3 Mart Hilafet’in ilgası münasebetiyle “İslam’da Devlet ve Yönetim’’ adlı konferanslar dizisinin Sultanbeyli’deki programı müslümanların yoğun ilgisiyle gerçekleşti.
Mehmet GÜMÜŞ’ün sunumunu yaptığı program Ömer ÖZCAN tarafından okunan Kur’an-ı Kerim tilavetiyle başladı.
Araştırmacı Yazar Ahmet Kalkan tarafından yapılan sunumda "Müslümanlar İslam'a girmekle İslam'a şeref katmadılar bilakis İslam'la şereflendiler. Mesela araplarİslamdan önce herhangi bir devlet geleneğinden yoksundu. İslamla beraber devletleşip o günün iki süper gücünü devirip adalet üzere bir sistem icra ettiler. Araplar gibi Türkler ve diğer kavimlerde İslama girmekle şereflendiler. Bu hal İslam üzere kaldıkları sürece devam etti. Bunların sonuncusu olan Osmanlı devleti en son ki kötü durumunda bile batılılar tarafından hasta adam diye tanımlamıyordu. Evet hastada olsa adamdı. Ama bugün bir buçuk milyar nüfusa sahip olmalarına rağmen müslümanlar "adam" yerine bile konulmayan bir duruma düştü" dedi.

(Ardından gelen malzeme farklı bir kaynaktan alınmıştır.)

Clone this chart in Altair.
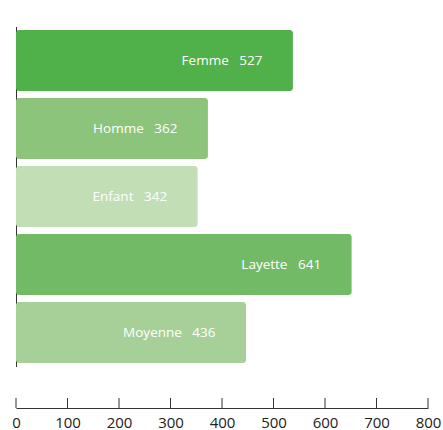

Kalkan; **"Devlet dinden ayrılınca devlet dinsiz, din kuvvetsiz kaldı. Oysa bunlar etle kemik gibi olması gerekirdi"**dedi.
Kalkan Son olarak 28 Şubatla beraber daha önce İslam devletini olmazsa olmaz kabul edenler bu bugünden sonra büyük tavizler vermeye başladılar. Camilerden artık İslam Devleti , Hilafet, Tevhid ve Şirk gibi kelimeleri duymaz olduk. Medreseler tağut ve tuğyan gibi La denilmesi gereken meseleleri dile getiremez oldu. İslam tatbik edilmediğinden hırsız, zani vb. suçlular cezasız kalınca adeta bunlara gün doğdu. İslamın hiçbir kurumu tarihsel değildir, bilakis islam bir hayat nizamıdır şeklinde devam etti.
İkinci konuşmacı olan Köklü Dergisi yazarlarında Haluk Özdoğan ise; bilindiği üzere sadece okunsun ve dillerde dolaşsın diye değil, bilakis yeryüzünde insanlara tatbik edilsin diye aziz İslam Rasul (sav) ile gönderilmiştir. Böylece İslam bu hadlerini ikame edecek, hükümlerini tatbik edecek,onun uğrunda hakkıyla cihad edecek, dünyanın dört bir köşesinde adaleti tesis edecek ve hayrı yayacak bir devlete kavuşmuş olsun. Nitekim bu Rasulullah (s.a.v) in siretinde açık ve net olan bir durumdur. Zira Rasul Mekke-i Mükerreme’de Allah’a basiret üzere davet etmiş ve Allahu Subhanehunun kendisine Medine-tul Münevvera ensarıyla Nusret verinceye kadar kabileler ile güç ehlinden birçok kez Nusret talebinde bulunmuştur. Sonra hicret gerçekleşmiş, devlet kurulmuş, ardından da fetihler olmuş ve İslam davet ve cihat yoluyla yayılmıştır dedi.
Özdoğan "Müslümanlar hilafet devleti olduğu süre boyunca Rableriyle güçlü ve dinleriyle izzetli idiler. Rabimiz şöyle buyuruyor Aralarında Allahın indirdikleriyle hükmet ve sana gelen haktan (sapıp da) onların hevalarına uyma" ayeti ve konu ile ilgili hadis ve ayetleri okuyarak konuşmasını sonlandırdı.
Program Soru-Cevap bölümü ile son buldu.